§ GIVEN REQUEST: Can you transcribe every line exactly and leave the pictures behind?

§ LISTED RECORDS:
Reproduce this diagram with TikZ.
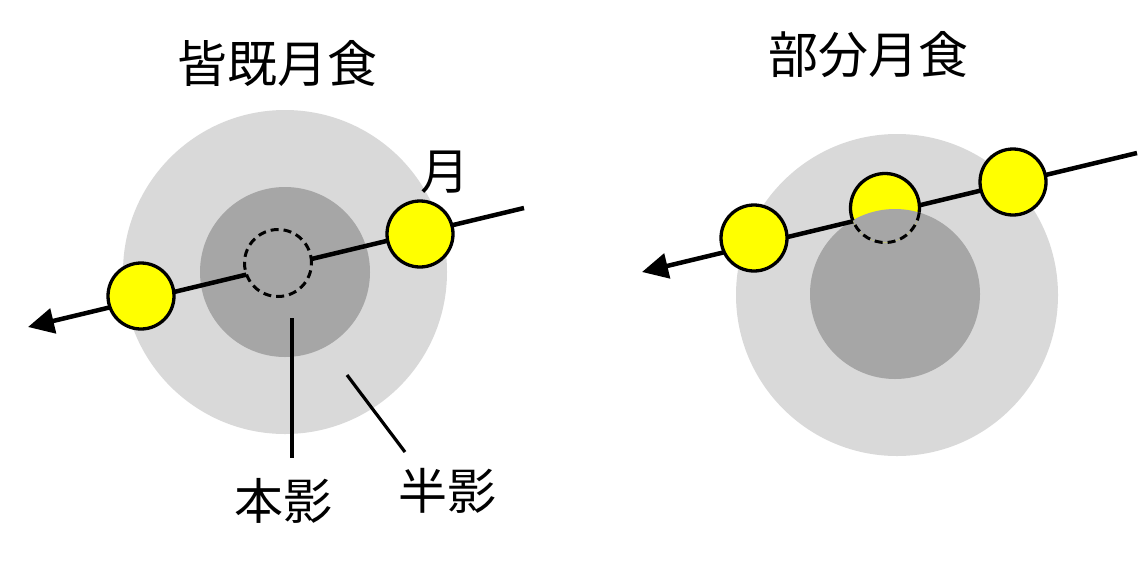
\documentclass[tikz,border=0pt]{standalone}
\usepackage{fontspec}
\newfontfamily\cjk{Noto Sans CJK JP}
\usetikzlibrary{arrows.meta,calc}
\definecolor{penum}{HTML}{D9D9D9}
\definecolor{umbr}{HTML}{A6A6A6}
\definecolor{moony}{HTML}{FFFF00}
\tikzset{
  penumbra/.style={fill=penum},
  umbra/.style={fill=umbr},
  orbit/.style={line width=4.5pt,-{Triangle[length=26pt,width=25pt]}},
  moon/.style={circle,draw=black,line width=3.3pt,fill=moony,minimum size=66pt,inner sep=0pt},
  hidden/.style={circle,draw=black,line width=3pt,dash pattern=on 8pt off 5pt,fill=umbr,minimum size=67pt,inner sep=0pt},
  leader/.style={line width=3.2pt},
  title/.style={font=\cjk\fontsize{50}{60}\selectfont,inner sep=0pt},
  label/.style={font=\cjk\fontsize{49}{58}\selectfont,inner sep=0pt},
}
\begin{document}
\begin{tikzpicture}[x=1pt,y=-1pt]
\useasboundingbox (0,0) rectangle (1139,563);
% ---------- total eclipse ----------
\fill[penumbra] (285,272) circle (162);
\fill[umbra] (285,272) circle (85);
\coordinate (Lstart) at (524,208);
\coordinate (Ltip) at (28,327);
\draw[orbit] (Lstart) -- (Ltip);
\node[hidden] (Lhid) at (278,263) {};
\node[moon] (Lm1) at (420,234) {};
\node[moon] (Lm2) at (141,296) {};
\node[title] (Lt) at (277.5,63.5) {皆既月食};
\node[label] (Lmoon) at (445,172) {月};
\node[label] (Lhon) at (283,501) {本影};
\node[label] (Lhan) at (447,491) {半影};
\coordinate (Lh1) at (292,318);
\coordinate (Lh2) at (292,458);
\draw[leader] (Lh1) -- (Lh2);
\coordinate (Lp1) at (347,375);
\coordinate (Lp2) at (405,452);
\draw[leader] (Lp1) -- (Lp2);
% ---------- partial eclipse ----------
\fill[penumbra] (897,295) circle (161);
\fill[umbra] (895,294) circle (85);
\coordinate (Rstart) at (1137,153);
\coordinate (Rtip) at (642,272);
\draw[orbit] (Rstart) -- (Rtip);
\node[moon] (Rm1) at (1013,182) {};
\node[moon] (Rm3) at (754,238) {};
\node[moon,draw=none,minimum size=69pt] (Rm2) at (885,208) {};
\begin{scope}
  \clip (885,208) circle (34.5);
  \fill[umbra] (895,294) circle (85);
\end{scope}
\draw[line width=3pt,dash pattern=on 8pt off 5pt] ($(885,208)+(7.6:34.5)$) arc[start angle=7.6,end angle=159.2,radius=34.5];
\draw[line width=3.3pt] ($(885,208)+(159.2:34.5)$) arc[start angle=159.2,end angle=367.6,radius=34.5];
\node[title] (Rt) at (868,55) {部分月食};
\end{tikzpicture}
\end{document}
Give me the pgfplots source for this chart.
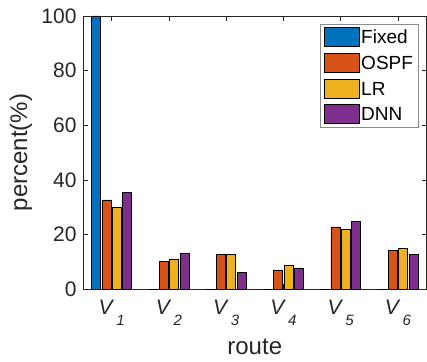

§ SOLUTION TO THE EXERCISE:
Reproduce this diagram with TikZ.
\documentclass[tikz,border=0pt]{standalone}
\usepackage{fontspec}
\newfontfamily\cjk{Noto Sans CJK JP}
\usetikzlibrary{arrows.meta,calc}
\definecolor{penum}{HTML}{D9D9D9}
\definecolor{umbr}{HTML}{A6A6A6}
\definecolor{moony}{HTML}{FFFF00}
\tikzset{
  penumbra/.style={fill=penum},
  umbra/.style={fill=umbr},
  orbit/.style={line width=4.5pt,-{Triangle[length=26pt,width=25pt]}},
  moon/.style={circle,draw=black,line width=3.3pt,fill=moony,minimum size=66pt,inner sep=0pt},
  hidden/.style={circle,draw=black,line width=3pt,dash pattern=on 8pt off 5pt,fill=umbr,minimum size=67pt,inner sep=0pt},
  leader/.style={line width=3.2pt},
  title/.style={font=\cjk\fontsize{50}{60}\selectfont,inner sep=0pt},
  label/.style={font=\cjk\fontsize{49}{58}\selectfont,inner sep=0pt},
}
\begin{document}
\begin{tikzpicture}[x=1pt,y=-1pt]
\useasboundingbox (0,0) rectangle (1139,563);
% ---------- total eclipse ----------
\fill[penumbra] (285,272) circle (162);
\fill[umbra] (285,272) circle (85);
\coordinate (Lstart) at (524,208);
\coordinate (Ltip) at (28,327);
\draw[orbit] (Lstart) -- (Ltip);
\node[hidden] (Lhid) at (278,263) {};
\node[moon] (Lm1) at (420,234) {};
\node[moon] (Lm2) at (141,296) {};
\node[title] (Lt) at (277.5,63.5) {皆既月食};
\node[label] (Lmoon) at (445,172) {月};
\node[label] (Lhon) at (283,501) {本影};
\node[label] (Lhan) at (447,491) {半影};
\coordinate (Lh1) at (292,318);
\coordinate (Lh2) at (292,458);
\draw[leader] (Lh1) -- (Lh2);
\coordinate (Lp1) at (347,375);
\coordinate (Lp2) at (405,452);
\draw[leader] (Lp1) -- (Lp2);
% ---------- partial eclipse ----------
\fill[penumbra] (897,295) circle (161);
\fill[umbra] (895,294) circle (85);
\coordinate (Rstart) at (1137,153);
\coordinate (Rtip) at (642,272);
\draw[orbit] (Rstart) -- (Rtip);
\node[moon] (Rm1) at (1013,182) {};
\node[moon] (Rm3) at (754,238) {};
\node[moon,draw=none,minimum size=69pt] (Rm2) at (885,208) {};
\begin{scope}
  \clip (885,208) circle (34.5);
  \fill[umbra] (895,294) circle (85);
\end{scope}
\draw[line width=3pt,dash pattern=on 8pt off 5pt] ($(885,208)+(7.6:34.5)$) arc[start angle=7.6,end angle=159.2,radius=34.5];
\draw[line width=3.3pt] ($(885,208)+(159.2:34.5)$) arc[start angle=159.2,end angle=367.6,radius=34.5];
\node[title] (Rt) at (868,55) {部分月食};
\end{tikzpicture}
\end{document}
Give me the pgfplots source for this chart.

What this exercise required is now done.